Description of the task
Will you write out the data exactly, excluding every picture?

Information provided
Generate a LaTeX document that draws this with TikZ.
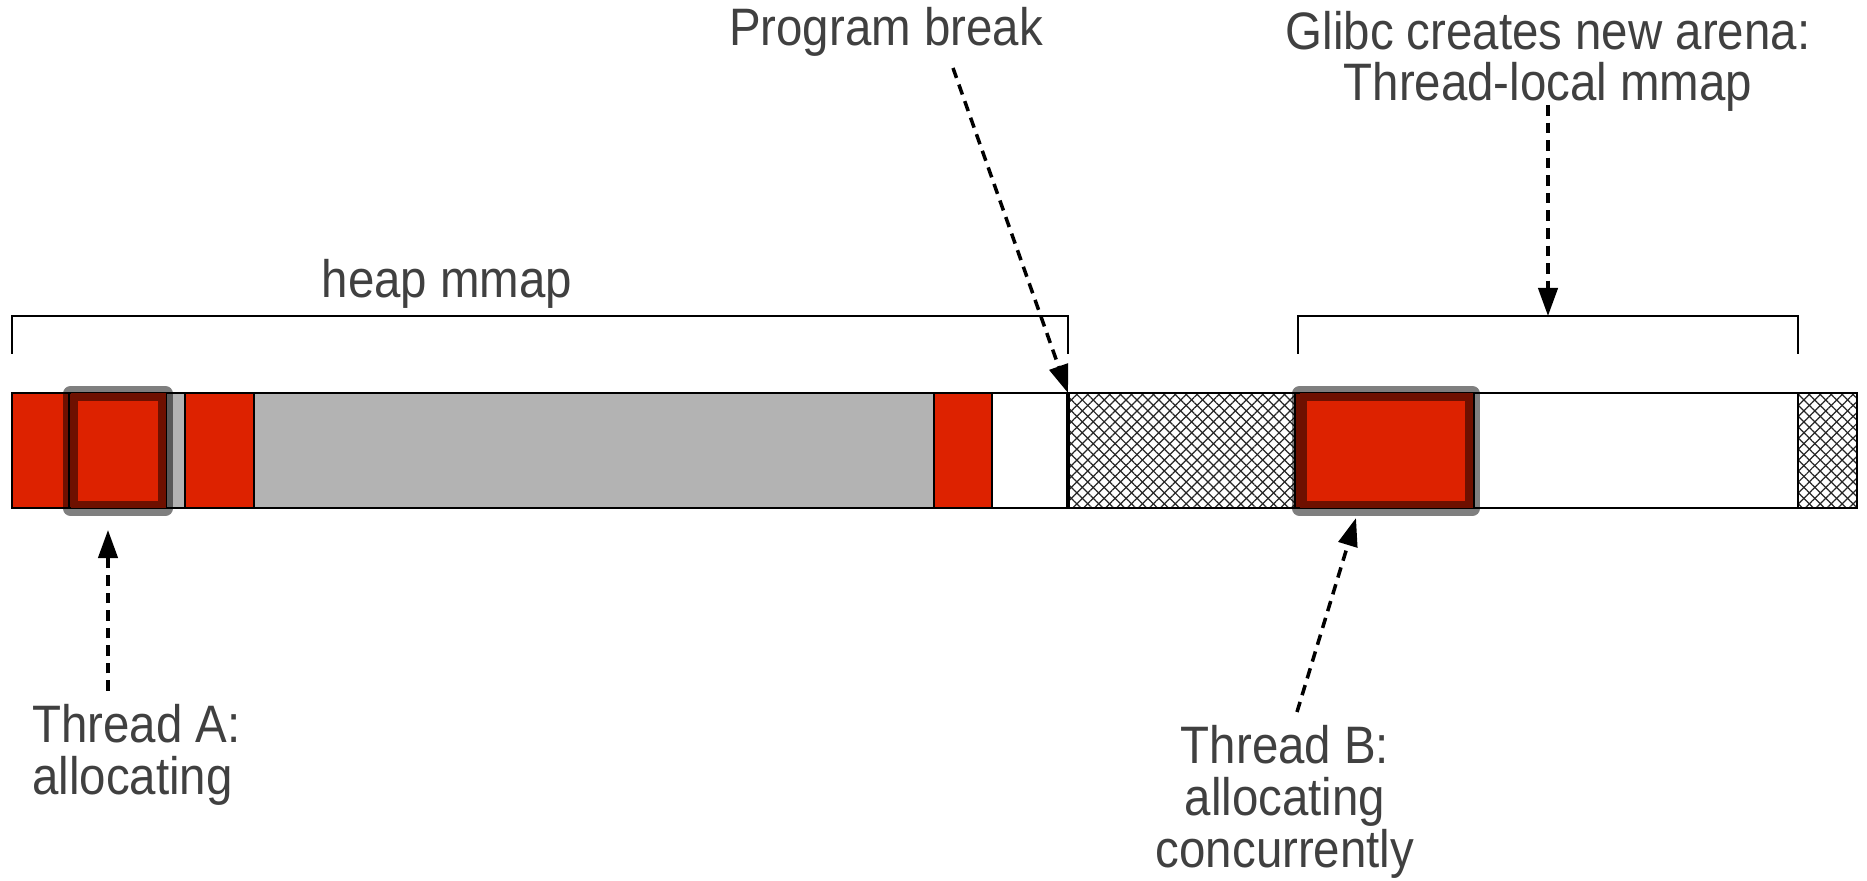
\documentclass[tikz,border=0pt]{standalone}
\usepackage{fontspec}
\setmainfont[FakeStretch=0.9]{Liberation Sans}
\usetikzlibrary{arrows.meta,patterns.meta}
\definecolor{blockred}{HTML}{DD2200}
\definecolor{freegray}{HTML}{B3B3B3}
\definecolor{labelgray}{HTML}{404040}
\begin{document}
\begin{tikzpicture}[x=0.02cm, y=-0.02cm,
    seg/.style={draw=black, line width=1.3pt},
    hatch/.style={pattern={Lines[angle=45,distance=4.4pt,line width=0.7pt]}, pattern color=black!85},
    hatchb/.style={pattern={Lines[angle=-45,distance=4.4pt,line width=0.7pt]}, pattern color=black!85},
    hilite/.style={fill=blockred, draw=black, draw opacity=0.5, line width=8.5pt, line join=round},
    brace/.style={draw=black, line width=1.1pt},
    lbl/.style={text=labelgray, font=\fontsize{30pt}{29.5pt}\selectfont, inner sep=0pt},
    ptr/.style={draw=black, line width=2pt, dash pattern=on 6pt off 4pt,
        -{Triangle[length=16pt, width=11pt]}}]
    \fill[white] (0,0) rectangle (1867,881);
    \useasboundingbox (0,0) rectangle (1867,881);

    % the heap bar
    \foreach \a/\b/\c in {12/69/blockred, 69/166/blockred, 166/185/freegray,
                          185/254/blockred, 254/934/freegray, 934/992/blockred,
                          992/1068/white, 1295/1474/blockred, 1474/1798/white}
        \draw[seg, fill=\c] (\a,393) rectangle (\b,508);
    \foreach \a/\b in {1068/1295, 1798/1857} {
        \fill[hatch] (\a,393) rectangle (\b,508);
        \fill[hatchb] (\a,393) rectangle (\b,508);
        \draw[seg] (\a,393) rectangle (\b,508);
    }
    \draw[black, line width=2.4pt] (1068,393) -- (1068,508);

    % highlighted blocks
    \draw[hilite] (70.5,393.5) rectangle (165.5,508.5);
    \draw[hilite] (1299.5,393.5) rectangle (1472.5,508.5);

    % brackets
    \draw[brace] (12,354) -- (12,316) -- (1068,316) -- (1068,354);
    \draw[brace] (1298,354) -- (1298,316) -- (1798,316) -- (1798,354);

    % labels
    \node[lbl, anchor=base] (heap) at (447,298) {heap mmap};
    \node[lbl, anchor=base] (brk) at (886,46) {Program break};
    \node[lbl, anchor=base, align=center] (arena) at (1548,101)
        {Glibc creates new arena:\\Thread-local mmap};
    \node[lbl, anchor=base west, align=left] (thra) at (32,794)
        {Thread A:\\allocating};
    \node[lbl, anchor=base, align=center] (thrb) at (1285,867)
        {Thread B:\\allocating\\concurrently};

    % pointers
    \coordinate (brkTail) at (953,68);
    \coordinate (brkTip) at (1068,393);
    \coordinate (arenaTail) at (1548,105);
    \coordinate (arenaTip) at (1548,316);
    \coordinate (thraTail) at (108,691);
    \coordinate (thraTip) at (108,530);
    \coordinate (thrbTail) at (1297,712);
    \coordinate (thrbTip) at (1356,518);
    \draw[ptr] (brkTail) -- (brkTip);
    \draw[ptr] (arenaTail) -- (arenaTip);
    \draw[ptr] (thraTail) -- (thraTip);
    \draw[ptr] (thrbTail) -- (thrbTip);
\end{tikzpicture}
\end{document}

Exercise solution
Generate a LaTeX document that draws this with TikZ.
\documentclass[tikz,border=0pt]{standalone}
\usepackage{fontspec}
\setmainfont[FakeStretch=0.9]{Liberation Sans}
\usetikzlibrary{arrows.meta,patterns.meta}
\definecolor{blockred}{HTML}{DD2200}
\definecolor{freegray}{HTML}{B3B3B3}
\definecolor{labelgray}{HTML}{404040}
\begin{document}
\begin{tikzpicture}[x=0.02cm, y=-0.02cm,
    seg/.style={draw=black, line width=1.3pt},
    hatch/.style={pattern={Lines[angle=45,distance=4.4pt,line width=0.7pt]}, pattern color=black!85},
    hatchb/.style={pattern={Lines[angle=-45,distance=4.4pt,line width=0.7pt]}, pattern color=black!85},
    hilite/.style={fill=blockred, draw=black, draw opacity=0.5, line width=8.5pt, line join=round},
    brace/.style={draw=black, line width=1.1pt},
    lbl/.style={text=labelgray, font=\fontsize{30pt}{29.5pt}\selectfont, inner sep=0pt},
    ptr/.style={draw=black, line width=2pt, dash pattern=on 6pt off 4pt,
        -{Triangle[length=16pt, width=11pt]}}]
    \fill[white] (0,0) rectangle (1867,881);
    \useasboundingbox (0,0) rectangle (1867,881);

    % the heap bar
    \foreach \a/\b/\c in {12/69/blockred, 69/166/blockred, 166/185/freegray,
                          185/254/blockred, 254/934/freegray, 934/992/blockred,
                          992/1068/white, 1295/1474/blockred, 1474/1798/white}
        \draw[seg, fill=\c] (\a,393) rectangle (\b,508);
    \foreach \a/\b in {1068/1295, 1798/1857} {
        \fill[hatch] (\a,393) rectangle (\b,508);
        \fill[hatchb] (\a,393) rectangle (\b,508);
        \draw[seg] (\a,393) rectangle (\b,508);
    }
    \draw[black, line width=2.4pt] (1068,393) -- (1068,508);

    % highlighted blocks
    \draw[hilite] (70.5,393.5) rectangle (165.5,508.5);
    \draw[hilite] (1299.5,393.5) rectangle (1472.5,508.5);

    % brackets
    \draw[brace] (12,354) -- (12,316) -- (1068,316) -- (1068,354);
    \draw[brace] (1298,354) -- (1298,316) -- (1798,316) -- (1798,354);

    % labels
    \node[lbl, anchor=base] (heap) at (447,298) {heap mmap};
    \node[lbl, anchor=base] (brk) at (886,46) {Program break};
    \node[lbl, anchor=base, align=center] (arena) at (1548,101)
        {Glibc creates new arena:\\Thread-local mmap};
    \node[lbl, anchor=base west, align=left] (thra) at (32,794)
        {Thread A:\\allocating};
    \node[lbl, anchor=base, align=center] (thrb) at (1285,867)
        {Thread B:\\allocating\\concurrently};

    % pointers
    \coordinate (brkTail) at (953,68);
    \coordinate (brkTip) at (1068,393);
    \coordinate (arenaTail) at (1548,105);
    \coordinate (arenaTip) at (1548,316);
    \coordinate (thraTail) at (108,691);
    \coordinate (thraTip) at (108,530);
    \coordinate (thrbTail) at (1297,712);
    \coordinate (thrbTip) at (1356,518);
    \draw[ptr] (brkTail) -- (brkTip);
    \draw[ptr] (arenaTail) -- (arenaTip);
    \draw[ptr] (thraTail) -- (thraTip);
    \draw[ptr] (thrbTail) -- (thrbTip);
\end{tikzpicture}
\end{document}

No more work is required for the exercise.